··· INPUT ROWS ···

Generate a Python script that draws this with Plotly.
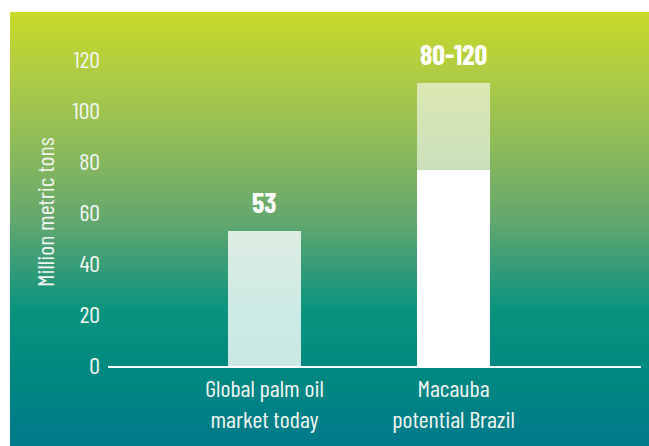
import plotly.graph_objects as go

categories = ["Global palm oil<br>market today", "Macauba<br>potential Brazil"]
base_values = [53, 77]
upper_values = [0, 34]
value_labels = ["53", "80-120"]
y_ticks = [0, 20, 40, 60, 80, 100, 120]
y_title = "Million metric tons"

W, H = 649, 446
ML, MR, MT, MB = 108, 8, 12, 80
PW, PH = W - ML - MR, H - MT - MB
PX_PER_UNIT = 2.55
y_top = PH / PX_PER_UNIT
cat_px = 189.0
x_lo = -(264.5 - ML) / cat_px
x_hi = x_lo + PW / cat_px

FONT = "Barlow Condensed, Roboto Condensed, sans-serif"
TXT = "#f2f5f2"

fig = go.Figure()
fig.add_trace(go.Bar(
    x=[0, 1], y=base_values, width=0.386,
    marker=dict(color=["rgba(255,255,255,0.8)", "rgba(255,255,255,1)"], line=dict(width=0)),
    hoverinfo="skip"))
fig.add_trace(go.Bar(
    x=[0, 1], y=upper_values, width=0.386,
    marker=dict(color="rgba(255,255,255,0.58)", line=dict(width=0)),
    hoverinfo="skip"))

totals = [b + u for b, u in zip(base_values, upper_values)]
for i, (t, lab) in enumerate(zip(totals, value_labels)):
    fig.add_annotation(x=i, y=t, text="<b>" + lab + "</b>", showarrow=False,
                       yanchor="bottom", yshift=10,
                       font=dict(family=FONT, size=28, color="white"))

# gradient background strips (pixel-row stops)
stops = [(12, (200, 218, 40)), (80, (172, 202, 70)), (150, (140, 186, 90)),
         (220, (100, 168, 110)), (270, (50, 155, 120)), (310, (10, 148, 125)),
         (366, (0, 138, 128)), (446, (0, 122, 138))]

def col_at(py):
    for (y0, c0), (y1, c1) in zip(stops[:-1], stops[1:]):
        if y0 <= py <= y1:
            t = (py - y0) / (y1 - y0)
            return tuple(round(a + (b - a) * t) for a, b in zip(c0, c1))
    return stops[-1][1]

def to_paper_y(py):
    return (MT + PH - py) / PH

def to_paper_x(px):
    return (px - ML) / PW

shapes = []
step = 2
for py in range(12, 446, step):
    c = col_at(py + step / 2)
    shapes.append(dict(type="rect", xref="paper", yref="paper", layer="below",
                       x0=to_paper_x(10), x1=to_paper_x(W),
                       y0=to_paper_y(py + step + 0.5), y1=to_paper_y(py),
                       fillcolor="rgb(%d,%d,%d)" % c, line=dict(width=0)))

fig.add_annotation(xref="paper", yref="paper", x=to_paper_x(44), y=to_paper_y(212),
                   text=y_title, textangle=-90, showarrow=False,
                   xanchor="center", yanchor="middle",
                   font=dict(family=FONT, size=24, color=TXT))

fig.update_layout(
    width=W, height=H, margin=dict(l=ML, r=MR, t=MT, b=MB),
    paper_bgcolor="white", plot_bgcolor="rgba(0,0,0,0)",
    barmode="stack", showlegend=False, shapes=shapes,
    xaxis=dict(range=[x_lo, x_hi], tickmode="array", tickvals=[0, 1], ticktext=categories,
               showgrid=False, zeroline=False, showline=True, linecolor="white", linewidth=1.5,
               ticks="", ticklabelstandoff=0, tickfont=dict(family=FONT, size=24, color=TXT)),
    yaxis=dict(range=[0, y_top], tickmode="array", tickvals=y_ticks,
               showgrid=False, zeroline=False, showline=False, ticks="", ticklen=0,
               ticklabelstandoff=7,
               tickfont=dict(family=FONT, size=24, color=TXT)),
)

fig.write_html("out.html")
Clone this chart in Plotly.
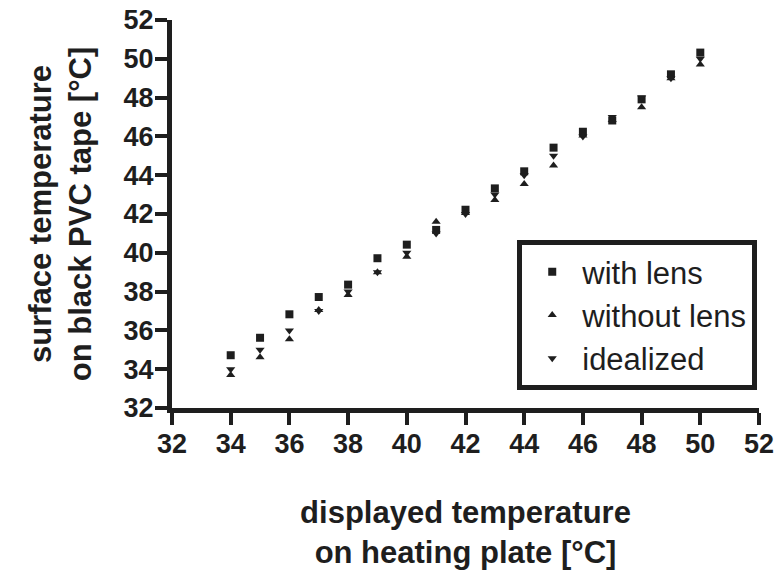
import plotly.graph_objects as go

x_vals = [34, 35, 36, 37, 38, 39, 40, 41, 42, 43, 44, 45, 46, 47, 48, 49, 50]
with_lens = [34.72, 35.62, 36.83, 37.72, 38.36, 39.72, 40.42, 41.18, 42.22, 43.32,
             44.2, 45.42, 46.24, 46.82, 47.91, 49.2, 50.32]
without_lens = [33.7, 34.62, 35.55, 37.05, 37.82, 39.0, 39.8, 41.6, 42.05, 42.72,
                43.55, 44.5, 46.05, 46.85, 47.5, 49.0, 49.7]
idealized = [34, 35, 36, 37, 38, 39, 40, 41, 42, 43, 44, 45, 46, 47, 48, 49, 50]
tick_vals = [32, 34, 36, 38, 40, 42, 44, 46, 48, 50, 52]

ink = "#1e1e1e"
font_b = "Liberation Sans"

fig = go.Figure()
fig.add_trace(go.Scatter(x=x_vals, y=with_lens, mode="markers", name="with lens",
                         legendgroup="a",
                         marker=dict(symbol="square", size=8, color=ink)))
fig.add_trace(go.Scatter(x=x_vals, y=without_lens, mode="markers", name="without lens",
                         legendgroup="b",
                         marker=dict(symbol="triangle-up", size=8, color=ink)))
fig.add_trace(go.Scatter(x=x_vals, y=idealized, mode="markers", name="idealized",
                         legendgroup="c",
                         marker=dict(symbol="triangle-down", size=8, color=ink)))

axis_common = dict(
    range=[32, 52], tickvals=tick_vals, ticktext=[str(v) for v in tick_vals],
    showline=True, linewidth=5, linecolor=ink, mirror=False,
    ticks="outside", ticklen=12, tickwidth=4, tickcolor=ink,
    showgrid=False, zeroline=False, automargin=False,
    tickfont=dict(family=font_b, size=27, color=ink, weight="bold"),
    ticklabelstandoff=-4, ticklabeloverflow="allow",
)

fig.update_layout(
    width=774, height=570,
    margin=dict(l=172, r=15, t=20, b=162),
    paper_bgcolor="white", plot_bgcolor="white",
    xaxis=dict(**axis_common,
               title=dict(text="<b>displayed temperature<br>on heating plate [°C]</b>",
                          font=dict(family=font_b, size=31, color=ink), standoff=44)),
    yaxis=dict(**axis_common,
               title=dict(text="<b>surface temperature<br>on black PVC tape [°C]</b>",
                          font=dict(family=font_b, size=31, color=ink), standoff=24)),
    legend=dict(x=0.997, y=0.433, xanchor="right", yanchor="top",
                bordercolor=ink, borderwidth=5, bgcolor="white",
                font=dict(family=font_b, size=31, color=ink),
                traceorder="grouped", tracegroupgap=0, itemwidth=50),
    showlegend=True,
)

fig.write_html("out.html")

···

GOAL — Pick out the lines containing the string "this".

SOLUTION —
Generate a Python script that draws this with Plotly.
Clone this chart in Plotly.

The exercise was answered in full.